Second, we should allow students to move through school based on mastery rather than age. The single best thing our education systems could do for high-potential students—and everybody else—would be to make it possible for them to progress through curricula at their own pace. Instead of age-based grade levels (all eleven-year-olds belong in fifth grade, where they’re all held to the same performance standards) kids could proceed one unit or module at a time, subject by subject, with no obligation to move through all at the same rate. Mark Zuckerberg’s personalized learning initiative is suggesting this very thing. And indeed, technology can help make this a reality. But only if schools alter time-honored structures and familiar schedules, make smart use of technology, encourage team teaching, use tutors and aides as well as teachers, and wean themselves from grade-level textbooks.

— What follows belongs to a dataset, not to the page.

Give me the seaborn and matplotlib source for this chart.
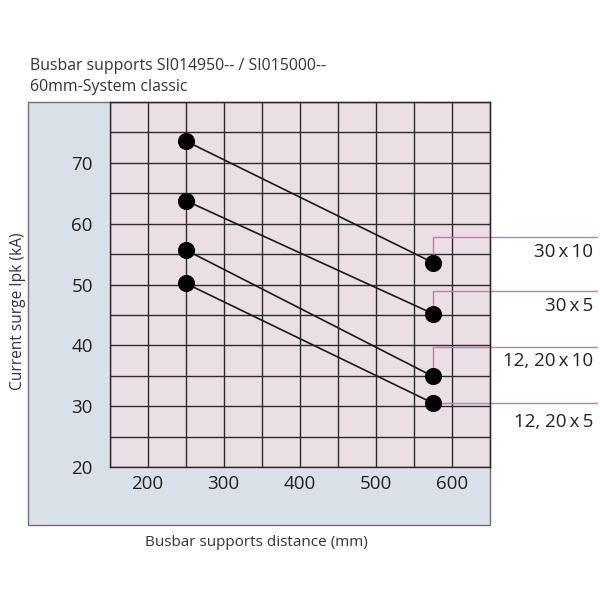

They’ll also have to wean parents from stubbornly insisting that simply because a given child is eleven, she must be in fifth grade.
Third, students should be offered more learning opportunities outside the regular classroom. We ought to create after-school or weekend enrichment classes and online options so that high-ability pupils (and others) can engage in independent study beyond their standard curricula. Especially in the middle grades, schools should provide comprehensive pull-out opportunities for entire subjects, not just a period or two per week. In high school, where students are better able to study on their own, they need “blended” and “virtual” learning options akin to the fast-evolving offerings of higher education. There also ought to be dual-enrollment plans, honors programs, schools-within-schools, beefed-up AP and International Baccalaureate sequences, specialized magnets, “exam schools,” early college high schools, gifted-centric charter schools, and more.
Do this for a decade and the “over-matching” problem on Justice Scalia’s mind will diminish if not disappear. It will also help solve the “under-matching” problem whereby high-achievers from disadvantaged backgrounds don’t even apply to competitive colleges because nobody in their school is paying attention to them. Today’s K–12 system showers undue advantage on those who already have advantages. High-ability poor and minority kids are among the most neglected populations in American public education. Yet they too deserve an education that meets their needs and enhances their futures. They have their own legitimate claim on our conscience, our sense of fairness, our policy priorities, and our education budgets. Those kids depend more than upper-middle-class youngsters on the public education system to do right by them. And instituting these reforms will get more of these kids onto the fast track and into elite universities. The day will come when Supreme Court justices have no grounds to opine that black students are better off in “slow-track” schools. And that’s a day worth dawning.